When designing a complete vegetarian menu, think color, proportion, and sourcing. A plate with mujadara, stuffed eggplant, and a lentil stew can be both bright and grounding if you balance bold, savory components with fresh greens. Use lemon wedges, herb bunches, and olive oil in generous measures to convey freshness. If your pantry includes pomegranate seeds, drizzle them over the top for a jewel-like finish that pops visually and in taste. Keep warm bread nearby for scooping and soaking. The overall approach remains rustic, but the execution should feel thoughtful and cohesive.

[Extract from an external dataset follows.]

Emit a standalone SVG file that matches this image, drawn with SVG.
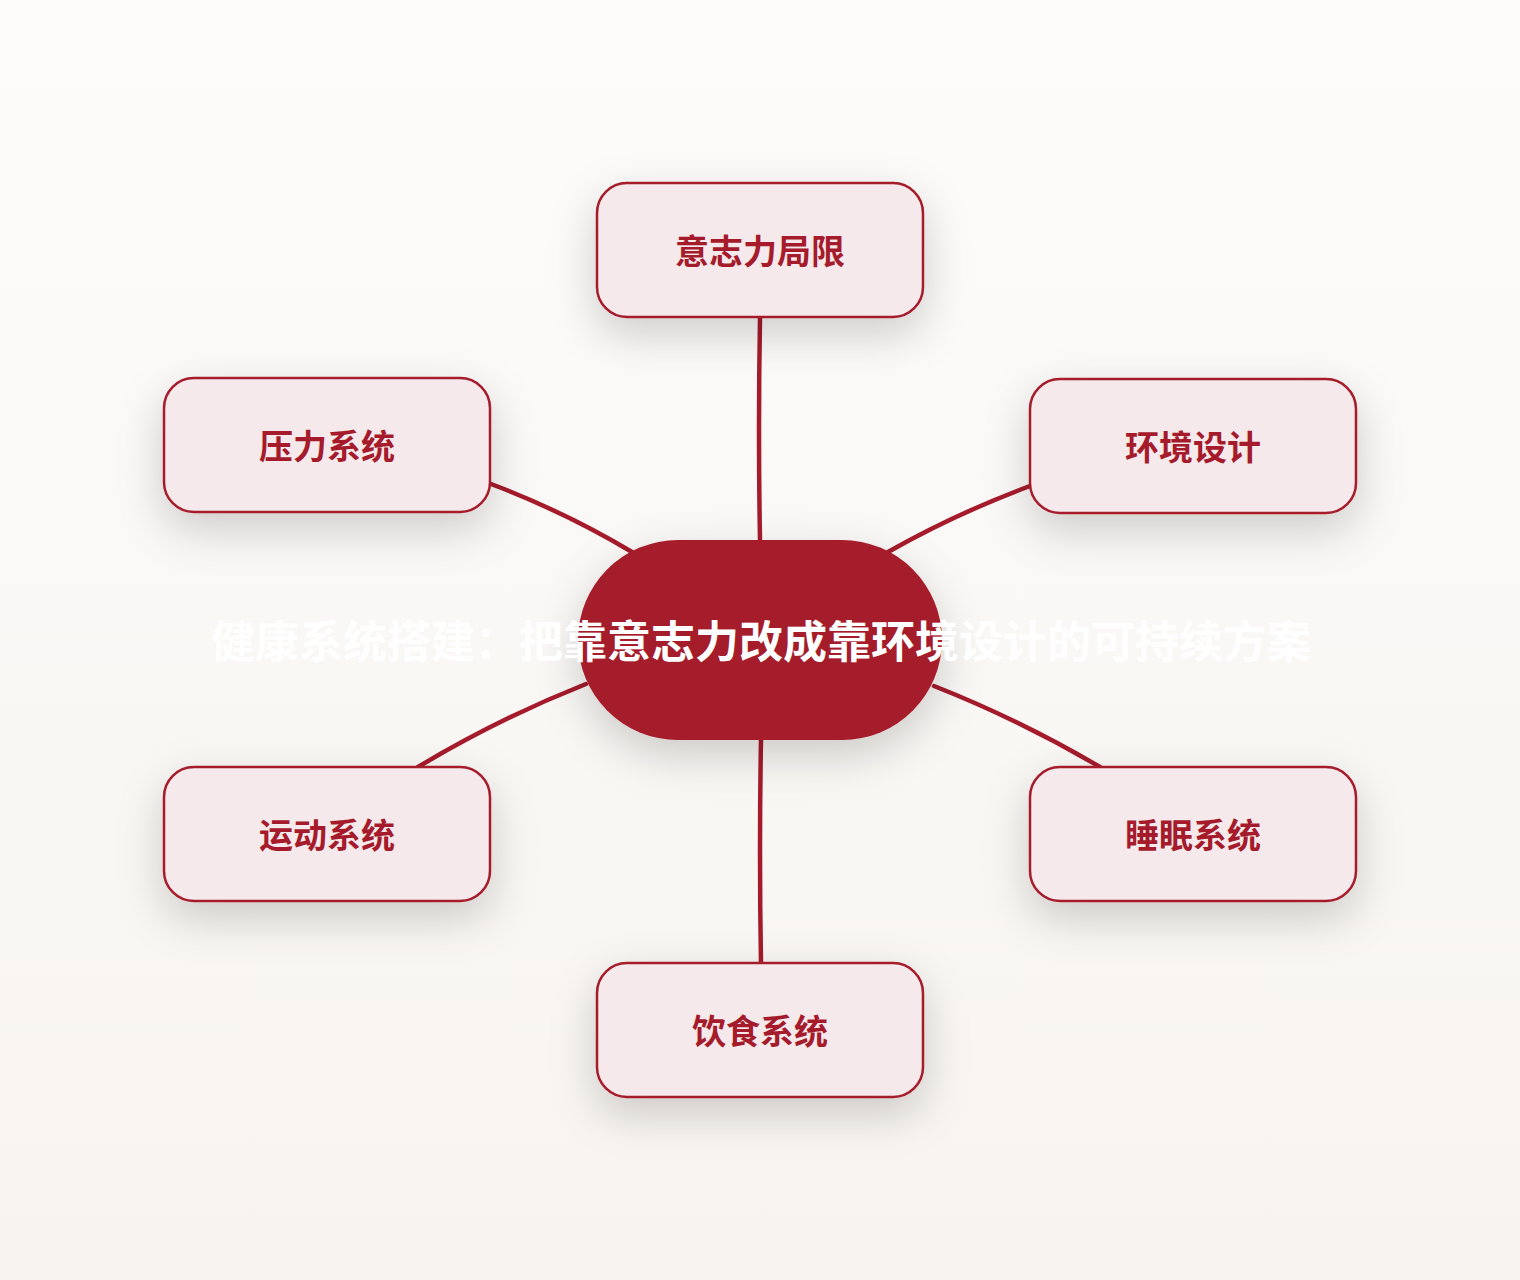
<svg xmlns="http://www.w3.org/2000/svg" width="1520" height="1280" viewBox="0 0 1520 1280">
<defs>
<linearGradient id="bg" x1="0" y1="0" x2="0" y2="1">
<stop offset="0" stop-color="#fdfcfb"/>
<stop offset="1" stop-color="#f7f4f0"/>
</linearGradient>
<filter id="sh" x="-40%" y="-40%" width="180%" height="200%">
<feDropShadow dx="0" dy="16" stdDeviation="22" flood-color="#000" flood-opacity="0.18"/>
</filter>
</defs>
<style>
.box{fill:#f5e9ec;stroke:#a51b2b;stroke-width:2.5;filter:url(#sh)}
.lbl{font-family:"Noto Sans CJK SC","Noto Sans CJK JP",sans-serif;font-weight:700;font-size:34px;fill:#a51b2b;text-anchor:middle}
.ttl{font-family:"Noto Sans CJK SC","Noto Sans CJK JP",sans-serif;font-weight:700;font-size:44px;fill:#ffffff;text-anchor:middle}
.con{fill:none;stroke:#a51b2b;stroke-width:4.5;stroke-linecap:round}
</style>
<rect x="0" y="0" width="1520" height="1280" fill="url(#bg)"/>
<g id="connectors">
<path class="con" d="M760,318 Q758,430 760,540"/>
<path class="con" d="M491,484 Q565,512 632,552"/>
<path class="con" d="M1030,486 Q955,514 888,552"/>
<path class="con" d="M586,684 Q500,718 418,767"/>
<path class="con" d="M934,686 Q1020,720 1100,767"/>
<path class="con" d="M761,740 Q759,850 761,963"/>
</g>
<g id="center">
<rect x="578" y="540" width="364" height="200" rx="100" ry="100" fill="#a51b2b" filter="url(#sh)"/>
<text class="ttl" x="761" y="658">健康系统搭建：把靠意志力改成靠环境设计的可持续方案</text>
</g>
<g id="n-willpower">
<rect class="box" x="597" y="183" width="326" height="134" rx="30"/>
<text class="lbl" x="760" y="264">意志力局限</text>
</g>
<g id="n-stress">
<rect class="box" x="164" y="378" width="326" height="134" rx="30"/>
<text class="lbl" x="327" y="459">压力系统</text>
</g>
<g id="n-env">
<rect class="box" x="1030" y="379" width="326" height="134" rx="30"/>
<text class="lbl" x="1193" y="460">环境设计</text>
</g>
<g id="n-exercise">
<rect class="box" x="164" y="767" width="326" height="134" rx="30"/>
<text class="lbl" x="327" y="848">运动系统</text>
</g>
<g id="n-sleep">
<rect class="box" x="1030" y="767" width="326" height="134" rx="30"/>
<text class="lbl" x="1193" y="848">睡眠系统</text>
</g>
<g id="n-diet">
<rect class="box" x="597" y="963" width="326" height="134" rx="30"/>
<text class="lbl" x="760" y="1044">饮食系统</text>
</g>
</svg>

A healthy, satisfying Lebanese vegetarian line-up is achievable with careful planning. Prepare the components ahead of time and assemble just before serving to maintain texture. Mujadara can be cooked a day ahead and gently reheated with extra onions to refresh its aroma. Eggplant shells can be roasted ahead, with the filling assembled and stored separately until ready to bake. Lentil stews travel well in a thermal container, making them ideal for picnics or quick weeknight dinners. When you plate, arrange the elements with space between, letting each dish shine yet complement the others.
Sourcing matters as much as technique. Look for small-batch olive oil with a fruity finish, as it impacts the entire flavor profile. Choose onions that are sweet and not overpowering, and rice that remains separate after cooking. For eggplants, deeper purple skins often imply richer flesh, which caramelizes more deeply during roasting. In the spice cabinet, keep cumin, coriander, cinnamon, and paprika, plus a bright tang from lemon or sumac. If you want to introduce a new element, consider a dollop of yogurt on top or a herbaceous chimichurri-style dressing on the side. The emphasis is on balance, not complexity.
With these techniques and flavor pairings, you can build a repertoire of Lebanese vegetarian mains that feel hearty and complete. Start with mujadara as a base and add variations like spiced lentil stews or stuffed vegetables to diversify textures and nutrients. Taste as you go, adjusting salt, acidity, and heat to suit your palate. Serve alongside simple salads or roasted vegetables to create a full, satisfying meal. Over time, you’ll learn how to layer aromatics, herbs, and oils so each plate becomes a cohesive, comforting experience that celebrates vegetables as the star.